En 1847, dos años antes de su penosa muerte tirado en una calle de Baltimore, Edgar Allan Poe (1809-1849), publicó uno de sus treinta cuentos de terror: el resto eran analíticos, metafísicos y sobrenaturales, pero el terror cautivaba al público hasta agotar la edición en pocas horas.
Entre ellos, La Máscara de la Muerte Roja.
Cierto príncipe de una comarca no mencionada, lo mismo que el año de los sucesos, vio caer en corto tiempo, muertos entre horribles dolores, a más de la mitad de sus pobladores, con sus caras teñidas de sangre: el signo de la incontenible peste.
Pero poco o nada le importó. Próspero –tal su nombre–, dueño de una fortuna sin par, reunió a mil almas, entre nobles, caballeros de alcurnia y damas despreocupadas, y decidió vencer a la Muerte Roja.
Ocupó una antigua abadía amurallada, la reformó con siete salones en línea y cada uno de un color, acopió toneladas de manjares y hectolitros de los mejores vinos, e hizo soldar todos los cerrojos de las infinitas puertas: una fortaleza inexpugnable contra la peste.

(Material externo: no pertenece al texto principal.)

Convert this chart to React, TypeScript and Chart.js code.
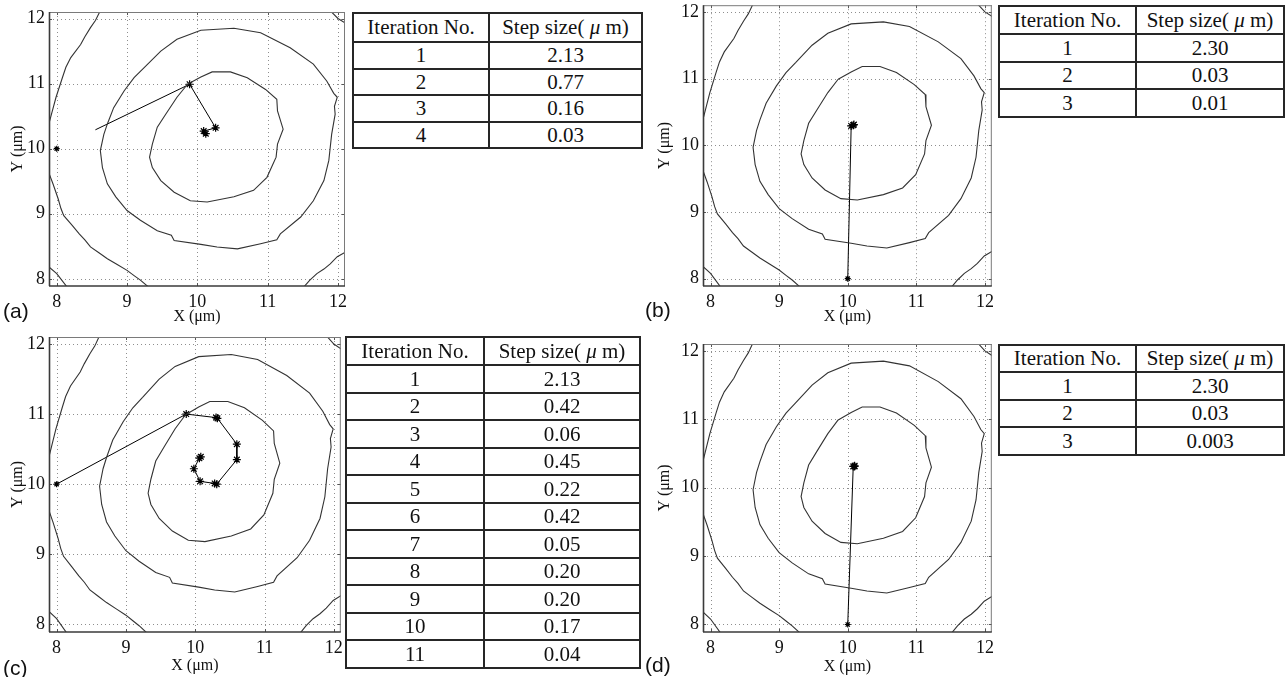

Al quinto o sexto mes, convencido de su victoria contra el Mal, decidió celebrar la hazaña con un baile de disfraces como jamás antes se había visto en la comarca, y acaso en el entero mundo.
Él mismo diseñó los disfraces, que iban desde la más exquisita elegancia hasta el grotesco más infamante, y se armó con un puñal cuya sola punta estremecía.
Durante días y días y noches y noches no hubo más que banquetes, música, baile, desenfreno, y la certeza de que Próspero había derrotado al flagelo.
Pero en la última noche de jolgorio y en la última galería, la más triste, sin vitraux que a la luz de las velas irradiaran extraños colores, sonó con una campanada aterradora el antiguo carillón, y recién entonces las damas y los caballeros advirtieron la presencia de un nuevo comensal. Una figura alta, flaca, envuelta en un sudario, y cubierta su cara con una máscara cadavérica.
Próspero aprestó su puñal y enfrentó al intruso. Pero no tuvo tiempo: el desconocido se quitó la máscara y mostró su cara real cubierta de sangre.
Ante gritos de horror e inútiles intentos de fuga, poco después aquellos que se creyeron invulnerables murieron del mismo modo que los pobres de la comarca: con sus caras empapadas en sangre.
Próspero, mientras caía, trató de clavar su puñal en el cuerpo de la espantosa aparición, pero fue inútil: era intangible.
Había entrado a la abadía de modo sobrenatural…, o tal vez ya estaba en ella antes de todos los preparativos y precauciones.
Este cuento de ese gigante que fue Poe no es, hoy, gratuito. La peste –todas las pestes– estuvo desde el Principio, dejará su reguero de muertes (su tragedia apocalíptica) acaso hasta el fin de los tiempos, y habrá que enfrentarla, como hoy al coronavirus, muy lejos de la soberbia del príncipe Próspero,
Con sensatez, con la ciencia trabajando a full, con medidas severas pero sin la tentación del poder único, ¡sin contradicciones!, con castigos severos que realmente se cumplan contra los transgresores que desdeñan el lavado de manos y el barbijo y siguen viviendo (y manejando) como si el recuento de muertos, infectados, recuperados, fuera la tabla de posiciones del fútbol. Gente visible, encogiéndose de hombros ante una criminal criatura invisible (o casi): sólo se ve en el microscopio a través de unos 100 nanonómetros (un nanómetro es la billonésima parte de un metro).
El virus no piensa ni tiene enemigos. Anida donde puede cumpliendo su destino de virus, y muere si los hombres hacen honor al milagroso privilegio de pensar. A su cerebro…, y sin errores que rocen el infantilismo.